Another Hospital Sued Over Billing and Collection Practices

RAPID CITY, SD – Rapid City Regional Hospital has been hit with a sweeping lawsuit that claims the nonprofit institution overcharges its uninsured patients, requires emergency room patients to sign a payment pledge before treatment and uses “aggressive, abusive and humiliating” collection tactics against those who don’t pay.

Those policies and tactics are contrary, the suit says, to Regional Hospital’s obligation to provide fair, affordable medical care to all patients ? an obligation the hospital took on in exchange for its exemption from state and federal taxes.

The suit was filed last week in U.S. District Court in Rapid City on behalf of Brett and Deborah Burgher of Rapid City.

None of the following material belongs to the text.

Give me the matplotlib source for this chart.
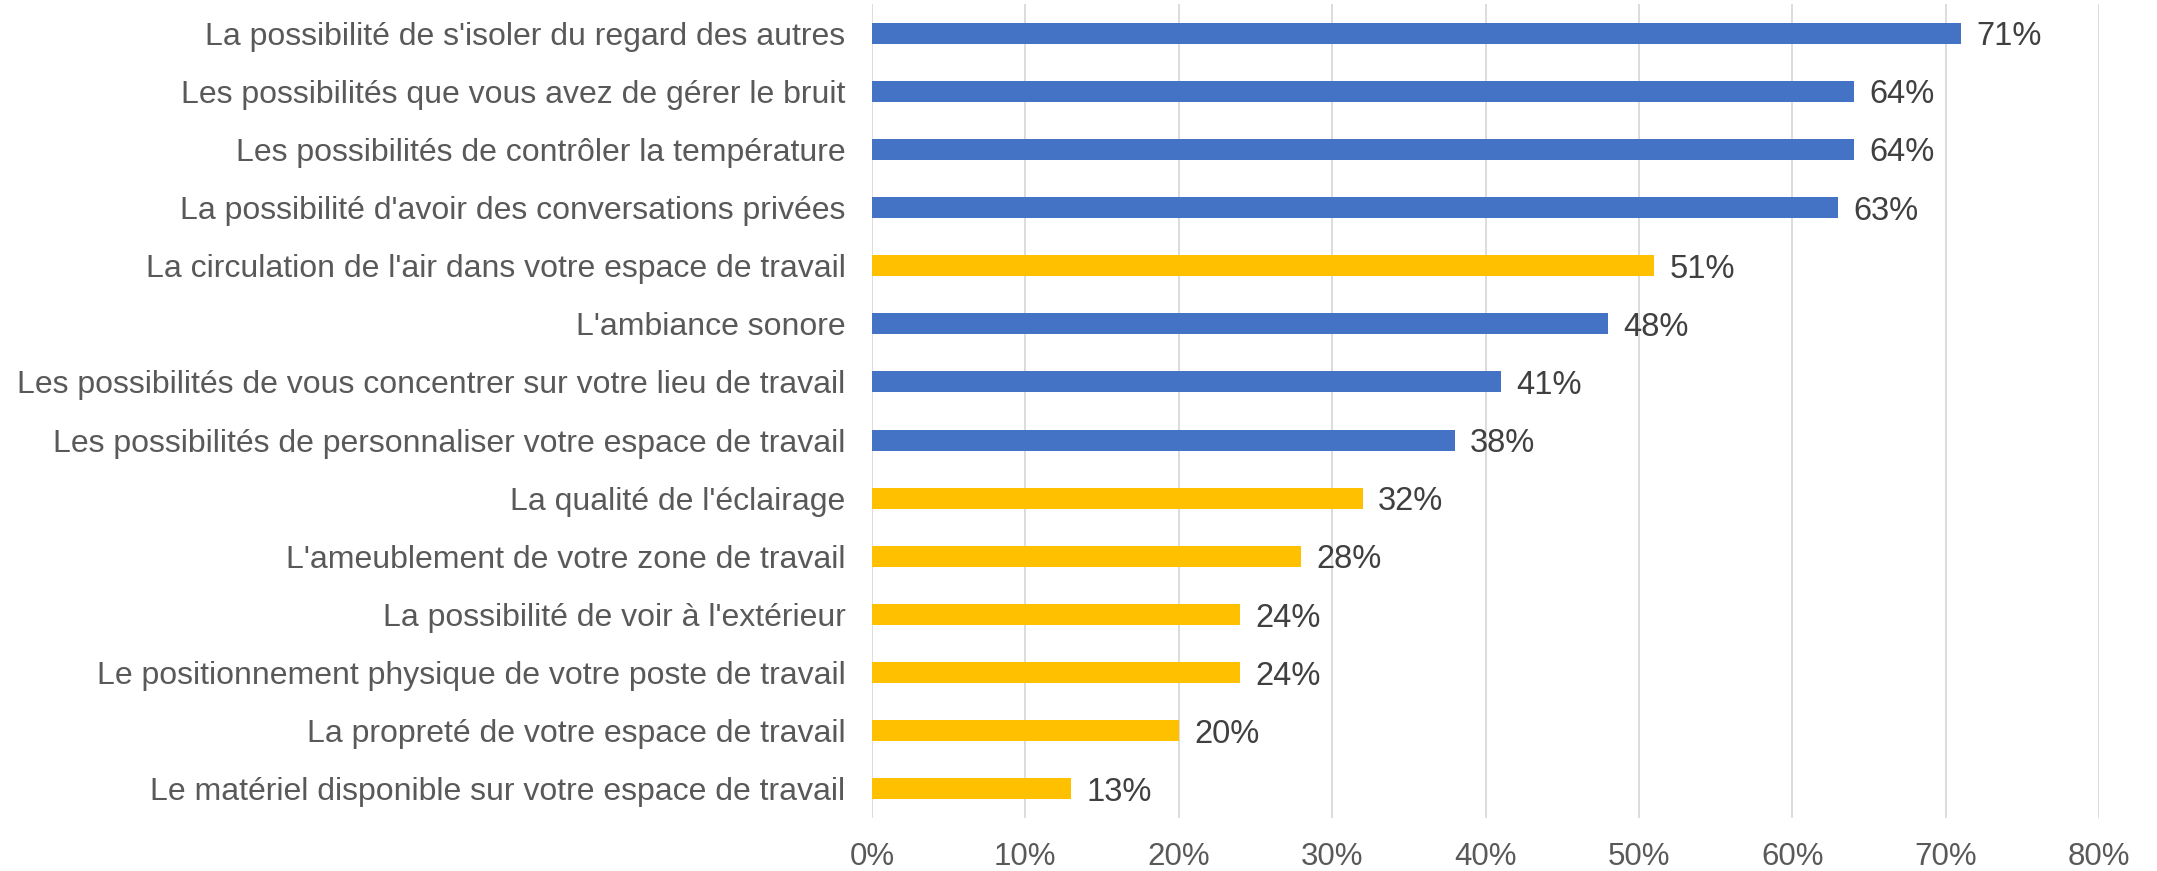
import matplotlib
matplotlib.use("Agg")
import matplotlib.pyplot as plt

categories = [
    "La possibilité de s'isoler du regard des autres",
    "Les possibilités que vous avez de gérer le bruit",
    "Les possibilités de contrôler la température",
    "La possibilité d'avoir des conversations privées",
    "La circulation de l'air dans votre espace de travail",
    "L'ambiance sonore",
    "Les possibilités de vous concentrer sur votre lieu de travail",
    "Les possibilités de personnaliser votre espace de travail",
    "La qualité de l'éclairage",
    "L'ameublement de votre zone de travail",
    "La possibilité de voir à l'extérieur",
    "Le positionnement physique de votre poste de travail",
    "La propreté de votre espace de travail",
    "Le matériel disponible sur votre espace de travail",
]
values = [71, 64, 64, 63, 51, 48, 41, 38, 32, 28, 24, 24, 20, 13]
groups = ["b", "b", "b", "b", "y", "b", "b", "b", "y", "y", "y", "y", "y", "y"]
xticks = [0, 10, 20, 30, 40, 50, 60, 70, 80]

palette = {"b": "#4472C4", "y": "#FFC000"}
colors = [palette[g] for g in groups]

plt.rcParams["font.family"] = ["Liberation Sans", "DejaVu Sans"]

fig = plt.figure(figsize=(21.57, 8.71), dpi=100)
ax = fig.add_axes([872 / 2157, 1 - 818 / 871, (2099 - 872) / 2157, (818 - 4) / 871])

y = list(range(len(categories)))
bars = ax.barh(y, values, height=0.36, color=colors, zorder=3)
for b, v in zip(bars, values):
    ax.annotate(f"{v}%", (b.get_width(), b.get_y() + b.get_height() / 2),
                xytext=(11, 0), textcoords="offset points", va="center_baseline", ha="left",
                fontsize=23.5, color="#404040")

ax.set_ylim(len(categories) - 0.5, -0.5)
ax.set_xlim(0, 80)
ax.set_xticks(xticks)
ax.set_xticklabels([f"{t}%" for t in xticks])
ax.set_yticks(y)
ax.set_yticklabels(categories, va="center_baseline")
ax.tick_params(axis="y", length=0, pad=19, labelsize=23, labelcolor="#595959")
ax.tick_params(axis="x", length=0, pad=17, labelsize=22.5, labelcolor="#595959")
ax.grid(axis="x", color="#D9D9D9", linewidth=1.3, zorder=0)
for s in ax.spines.values():
    s.set_visible(False)

fig.savefig("out.png", dpi=100)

They and their son were treated at various times between 1999 and 2003. The uninsured couple was forced into bankruptcy by hospital bills that, with interest and fees, totaled more than $100,000, according to the suit.

Although the suit names the Burghers, their attorneys seek class-action status, which would mean any former or current uninsured patient could become a party to the suit.

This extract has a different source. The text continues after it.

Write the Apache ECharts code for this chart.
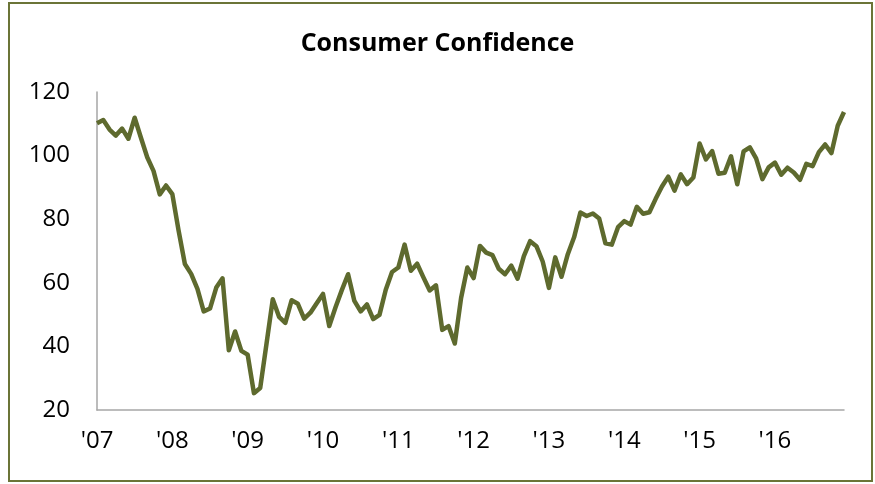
<!DOCTYPE html>
<html>
<head>
<meta charset="utf-8">
<script src="https://cdn.jsdelivr.net/npm/echarts@6/dist/echarts.min.js"></script>
<style>
  html, body { margin: 0; padding: 0; background: #fff; }
  #chart { width: 875px; height: 484px; }
  .frame {
    position: absolute; left: 8px; top: 2px; width: 861px; height: 476px;
    border: 2px solid #6b7437; pointer-events: none;
  }
</style>
</head>
<body>
<div id="chart"></div>
<div class="frame"></div>
<script>
// year labels shown on the x axis
const yearLabels = ["'07", "'08", "'09", "'10", "'11", "'12", "'13", "'14", "'15", "'16"];

// monthly index values, one array per year (Jan..Dec)
const cc2007 = [110.2, 111.2, 108.2, 106.3, 108.5, 105.3, 111.9, 105.6, 99.5, 95.2, 87.8, 90.6];
const cc2008 = [87.9, 76.4, 65.9, 62.8, 58.1, 51.0, 51.9, 58.5, 61.4, 38.8, 44.7, 38.6];
const cc2009 = [37.4, 25.3, 26.9, 40.8, 54.8, 49.3, 47.4, 54.5, 53.4, 48.7, 50.6, 53.6];
const cc2010 = [56.5, 46.4, 52.3, 57.7, 62.7, 54.3, 51.0, 53.2, 48.6, 49.9, 57.8, 63.4];
const cc2011 = [64.8, 72.0, 63.8, 66.0, 61.7, 57.6, 59.2, 45.2, 46.4, 40.9, 55.2, 64.8];
const cc2012 = [61.5, 71.6, 69.5, 68.7, 64.4, 62.7, 65.4, 61.3, 68.4, 73.1, 71.5, 66.7];
const cc2013 = [58.4, 68.0, 61.9, 69.0, 74.3, 82.1, 81.0, 81.8, 80.2, 72.4, 72.0, 77.5];
const cc2014 = [79.4, 78.3, 83.9, 81.7, 82.2, 86.4, 90.3, 93.4, 89.0, 94.1, 91.0, 93.1];
const cc2015 = [103.8, 98.8, 101.4, 94.3, 94.6, 99.8, 91.0, 101.3, 102.6, 99.1, 92.6, 96.3];
const cc2016 = [97.8, 94.0, 96.2, 94.7, 92.4, 97.4, 96.7, 101.1, 103.5, 100.8, 109.4, 113.7];

const yearly = [cc2007, cc2008, cc2009, cc2010, cc2011, cc2012, cc2013, cc2014, cc2015, cc2016];

// build month categories: first month of each year carries the label
const categories = [];
const values = [];
yearly.forEach((arr, y) => {
  arr.forEach((v, m) => {
    categories.push(m === 0 ? yearLabels[y] : yearLabels[y] + '-' + (m + 1));
    values.push(v);
  });
});

const font = "'Open Sans', 'Noto Sans', sans-serif";

const chart = echarts.init(document.getElementById('chart'));
chart.setOption({
  animation: false,
  title: {
    text: 'Consumer Confidence',
    left: 'center',
    top: 26,
    textStyle: { fontFamily: font, fontSize: 25, fontWeight: 'bold', color: '#000' }
  },
  grid: { left: 97, right: 31, top: 92, bottom: 74 },
  xAxis: {
    type: 'category',
    data: categories,
    boundaryGap: false,
    axisLine: { lineStyle: { color: '#a6a6a6', width: 1.5 } },
    axisTick: { show: false },
    axisLabel: {
      interval: 11,
      margin: 19,
      color: '#000',
      fontFamily: font,
      fontSize: 24,
      formatter: v => v.indexOf('-') === -1 ? v : ''
    },
    splitLine: { show: false }
  },
  yAxis: {
    type: 'value',
    min: 20,
    max: 120,
    interval: 20,
    axisLine: { show: true, lineStyle: { color: '#a6a6a6', width: 1.5 } },
    axisTick: { show: false },
    axisLabel: { margin: 27, color: '#000', fontFamily: font, fontSize: 24 },
    splitLine: { show: false }
  },
  series: [{
    type: 'line',
    data: values,
    symbol: 'none',
    lineStyle: { color: '#5e6a2e', width: 4.5, join: 'round' }
  }]
});
</script>
</body>
</html>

Stanley Siegel of Rider Bennett law firm in Minneapolis, with local attorney Don Shultz of Lynn, Jackson, Shultz & Lebrun law firm, filed the suit against Rapid City Regional Hospital. The same two firms have filed similar suits against Avera Health and Sioux Valley Health Systems, both in Sioux Falls.

In fact, the suit appears to be part of a nationwide trend ? led by well-known Mississippi personal injury lawyer Richard Scruggs ? of litigation against nonprofit hospitals. The claims in the other suits are similar to those in the local case.